I use this technology well. My PC has a 24-inch monitor with picture-in-picture and will display any of my satellite TV channels in the corner of the screen while I work. I have outdoor speakers on my deck so I can listen to my iPod while I tend to the grill. I have wireless speakers that I can carry anywhere and set up for easy listening. I have Bose QC3s for when I want to listen to music and nothing else. I have a cellular phone that will work just about anywhere in the world. I have a wireless broadband card for my laptop so I can work just about anywhere in the U.S. My wife's new car has a DVD player, drop down screen, satellite radio, and a electric plug in. That means, should the whim strike us, we could load the kid in the car with a bunch of DVDs, and while he is watching the DVD on a set of wireless headphones in the back, we could listen to XM radio in the back while we drive. Further, should I need to use my laptop, I could plug it into the electric outlet and use my broadband card to access the Internet while we cross the country. Next thing you know, my work-week is over and we're at Wally World.
Reading back over this, it all sounds pretty excessive, especially in light of the fact that I've long considered myself a Luddite. Still, we use everything we have here and are quite happy to have it.
In the past few weeks, I've had more than a few people ask me whether I have HDTV. In each case, I laughed and said, "Well, no. Do you?" It seemed a silly idea. Last I head, I'd have to auction my wife on the Internet if I wanted to watch a few high-def channels on TV. And while I'm a liberal thinker, I don't want to give any of my well bank-rolled friends a shot at my wife just because they know how to use an auction sniping service.
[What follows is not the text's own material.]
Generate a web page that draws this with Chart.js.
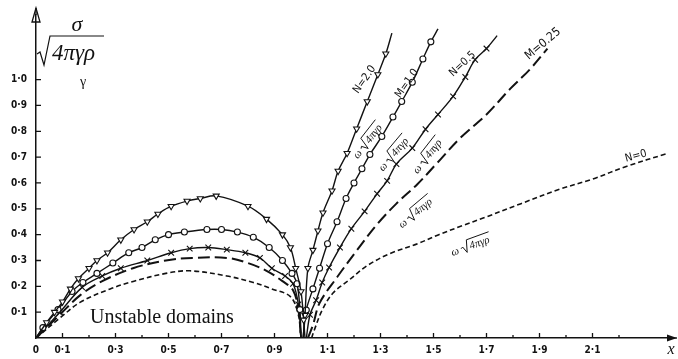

"You have no idea," my friend T said one night.
"What do you mean I have no idea?" I said. I like a clear picture and all, but I'd rather spend my money on other things.
"Have you ever seen a football game in high-def?" Badblood asked one night.
"Can't say I have," I said, almost completely disinterested.
The subject came up at a poker game a few nights later. Someone again brought up HD and I rolled my eyes.
"You must not watch much sports on TV," a guy said, clearly making it a point to further emasculate me.
Thing is, I do. I subscribe to NFL Sunday ticket and watch as many games as possible. March Madness is on TV right now. I'm no sports expert, but I enjoy watching games as much as the next guy.
Fearing I might protest too much, I finally just shut up.
I have three TVs in my home, only one of which gets watched very much. It's a 32-inch flat screen that I bought several years ago after my wife told me I couldn't buy one any larger.
"I will not have a TV as the focal point of my living area," she protested.
[This space left for you to wrap you head around that one for a second.]
I currently have no plans to buy a new TV. If things don't change, I should like be able to acquire (notice, I didn't say buy) this TV by the end of the year. However, I'm not really itching for it, and if it wasn't going to be essentially free, I probably wouldn't bother.
I guess I just don't get it. When people tell me about their HD experience, I look at them much in the same way they look at me when I tell them about my Ecco shoes. The HD converts get such a glazed, orgasmy look about them that I almost think they bought their set from Jim Jones' ghost.
Me, I haven't just bought into it yet. If that makes me a woman, then sign me up for the Internet booty auction. Maybe they'll broadcast my exploits in HD.